STORED DATA:
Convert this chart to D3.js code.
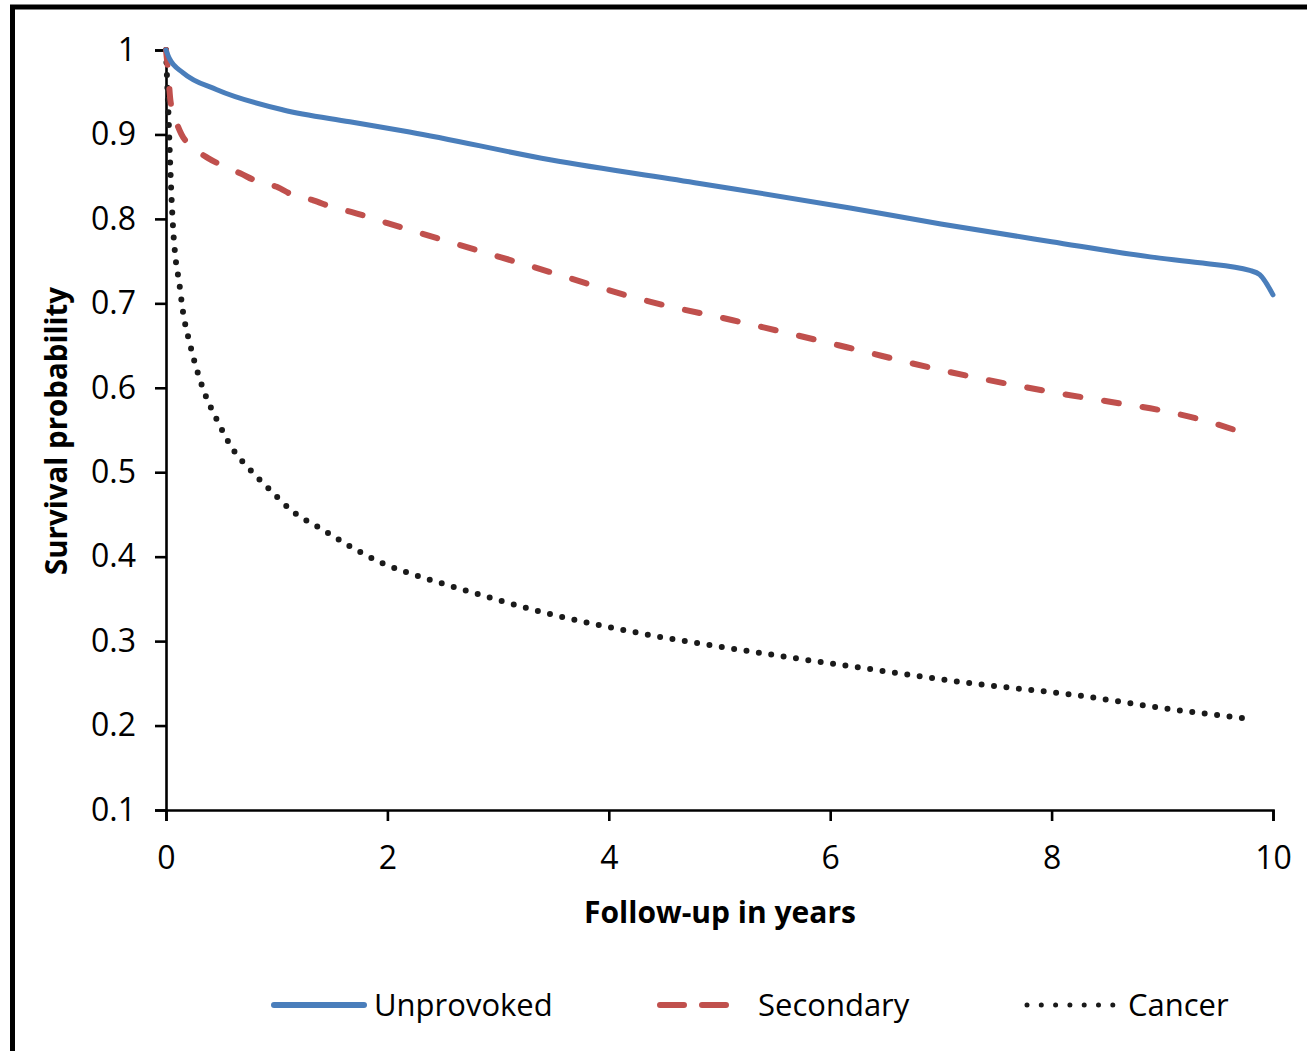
<!DOCTYPE html>
<html>
<head>
<meta charset="utf-8">
<script src="https://cdn.jsdelivr.net/npm/d3@7"></script>
<style>
  html, body { margin: 0; padding: 0; background: #fff; }
  svg { display: block; }
  text { font-family: "Open Sans", Lato, sans-serif; fill: #000; }
</style>
</head>
<body>
<svg id="chart" width="1307" height="1051"></svg>
<script>
// Follow-up time (years) and survival probability for each group
const unprovokedYears = [0, 0.03, 0.155, 0.46, 1.06, 1.66, 2.2, 3.47, 4.82, 6.18, 7.0, 8.0, 8.89, 9.34, 9.79, 9.88, 10.0];
const unprovokedSurv  = [1.0, 0.99, 0.973, 0.953, 0.929, 0.915, 0.903, 0.870, 0.842, 0.813, 0.794, 0.773, 0.755, 0.748, 0.739, 0.734, 0.710];

const secondaryYears = [0, 0.02, 0.04, 0.08, 0.14, 0.24, 0.38, 0.53, 0.67, 0.83, 1.0, 1.15, 1.33, 1.5, 1.68, 2.0, 2.2, 3.32, 4.37, 5.12, 6.15, 7.0, 8.0, 8.5, 9.0, 9.3, 9.75];
const secondarySurv  = [1.0, 0.973, 0.94, 0.92, 0.90, 0.885, 0.872, 0.862, 0.854, 0.844, 0.838, 0.828, 0.822, 0.814, 0.808, 0.795, 0.787, 0.743, 0.702, 0.680, 0.648, 0.621, 0.595, 0.584, 0.573, 0.564, 0.546];

const cancerYears = [0, 0.01, 0.02, 0.035, 0.05, 0.065, 0.085, 0.12, 0.15, 0.22, 0.34, 0.46, 0.61, 0.76, 0.94, 1.15, 1.39, 1.64, 1.96, 2.14, 2.63, 3.44, 4.38, 5.27, 6.30, 7.28, 8.22, 9.15, 9.72];
const cancerSurv  = [1.0, 0.964, 0.932, 0.875, 0.825, 0.787, 0.755, 0.724, 0.693, 0.65, 0.597, 0.562, 0.526, 0.503, 0.479, 0.453, 0.434, 0.414, 0.392, 0.383, 0.363, 0.333, 0.307, 0.288, 0.268, 0.250, 0.236, 0.218, 0.209];

const xTicks = [0, 2, 4, 6, 8, 10];
const yTicks = [0.1, 0.2, 0.3, 0.4, 0.5, 0.6, 0.7, 0.8, 0.9, 1];
const seriesNames = ["Unprovoked", "Secondary", "Cancer"];

const svg = d3.select("#chart");

// outer frame
svg.append("rect")
  .attr("x", 12.5).attr("y", 7).attr("width", 1400).attr("height", 1100)
  .attr("fill", "none").attr("stroke", "#000").attr("stroke-width", 5);

const margin = { left: 166, right: 1273, top: 50, bottom: 810 };
const x = d3.scaleLinear().domain([0, 10]).range([margin.left, margin.right]);
const y = d3.scaleLinear().domain([0.1, 1]).range([margin.bottom, margin.top]);

// axes
const xAxis = svg.append("g")
  .attr("transform", `translate(0,${margin.bottom})`)
  .call(d3.axisBottom(x).tickValues(xTicks).tickSize(11).tickPadding(25).tickFormat(d3.format("d")));
const yAxis = svg.append("g")
  .attr("transform", `translate(${margin.left},0)`)
  .call(d3.axisLeft(y).tickValues(yTicks).tickSize(11).tickPadding(19).tickFormat(d => d === 1 ? "1" : d3.format(".1f")(d)));

[xAxis, yAxis].forEach(g => {
  g.select(".domain").attr("stroke", "#000").attr("stroke-width", 2.6);
  g.selectAll(".tick line").attr("stroke", "#000").attr("stroke-width", 2.6);
  g.selectAll(".tick text").attr("font-size", 32).attr("font-family", "'Open Sans', sans-serif").attr("fill", "#000");
});
xAxis.selectAll(".tick text").attr("dy", "0.71em");

// axis titles
svg.append("text")
  .attr("x", 720).attr("y", 923)
  .attr("text-anchor", "middle").attr("font-size", 30).attr("font-weight", 700)
  .text("Follow-up in years");
svg.append("text")
  .attr("transform", "translate(67,431) rotate(-90)")
  .attr("text-anchor", "middle").attr("font-size", 29.5).attr("font-weight", 700)
  .text("Survival probability");

const line = d3.line()
  .x(d => x(d[0]))
  .y(d => y(d[1]))
  .curve(d3.curveMonotoneX);

const styles = [
  { color: "#4a7ebb", width: 5, dash: null },
  { color: "#c0504d", width: 6, dash: "15,24" },
  { color: "#1a1a1a", width: 6, dash: "0,12.5" }
];
const series = [
  d3.zip(unprovokedYears, unprovokedSurv),
  d3.zip(secondaryYears, secondarySurv),
  d3.zip(cancerYears, cancerSurv)
];

// draw cancer first, then secondary, then unprovoked on top
[2, 1, 0].forEach(i => {
  svg.append("path")
    .datum(series[i])
    .attr("fill", "none")
    .attr("stroke", styles[i].color)
    .attr("stroke-width", styles[i].width)
    .attr("stroke-linecap", "round")
    .attr("stroke-linejoin", "round")
    .attr("stroke-dasharray", styles[i].dash)
    .attr("d", line);
});

// legend
const legend = [
  { x0: 274, x1: 364, tx: 374, dash: null },
  { x0: 660, x1: 730, tx: 758, dash: "24,18" },
  { x0: 1027, x1: 1114, tx: 1128, dash: "0,14.3" }
];
legend.forEach((l, i) => {
  svg.append("line")
    .attr("x1", l.x0).attr("x2", l.x1).attr("y1", 1005).attr("y2", 1005)
    .attr("stroke", styles[i].color)
    .attr("stroke-width", i === 2 ? 5 : 6)
    .attr("stroke-linecap", "round")
    .attr("stroke-dasharray", l.dash);
  svg.append("text")
    .attr("x", l.tx).attr("y", 1016)
    .attr("font-size", 31)
    .text(seriesNames[i]);
});
</script>
</body>
</html>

REQUIREMENTS: Leave the pictures out and reproduce exactly the lines from the top of the listing above through the line with "0.739, 0.734, 0.710];".

EXERCISE RESULT:
Convert this chart to D3.js code.
<!DOCTYPE html>
<html>
<head>
<meta charset="utf-8">
<script src="https://cdn.jsdelivr.net/npm/d3@7"></script>
<style>
  html, body { margin: 0; padding: 0; background: #fff; }
  svg { display: block; }
  text { font-family: "Open Sans", Lato, sans-serif; fill: #000; }
</style>
</head>
<body>
<svg id="chart" width="1307" height="1051"></svg>
<script>
// Follow-up time (years) and survival probability for each group
const unprovokedYears = [0, 0.03, 0.155, 0.46, 1.06, 1.66, 2.2, 3.47, 4.82, 6.18, 7.0, 8.0, 8.89, 9.34, 9.79, 9.88, 10.0];
const unprovokedSurv  = [1.0, 0.99, 0.973, 0.953, 0.929, 0.915, 0.903, 0.870, 0.842, 0.813, 0.794, 0.773, 0.755, 0.748, 0.739, 0.734, 0.710];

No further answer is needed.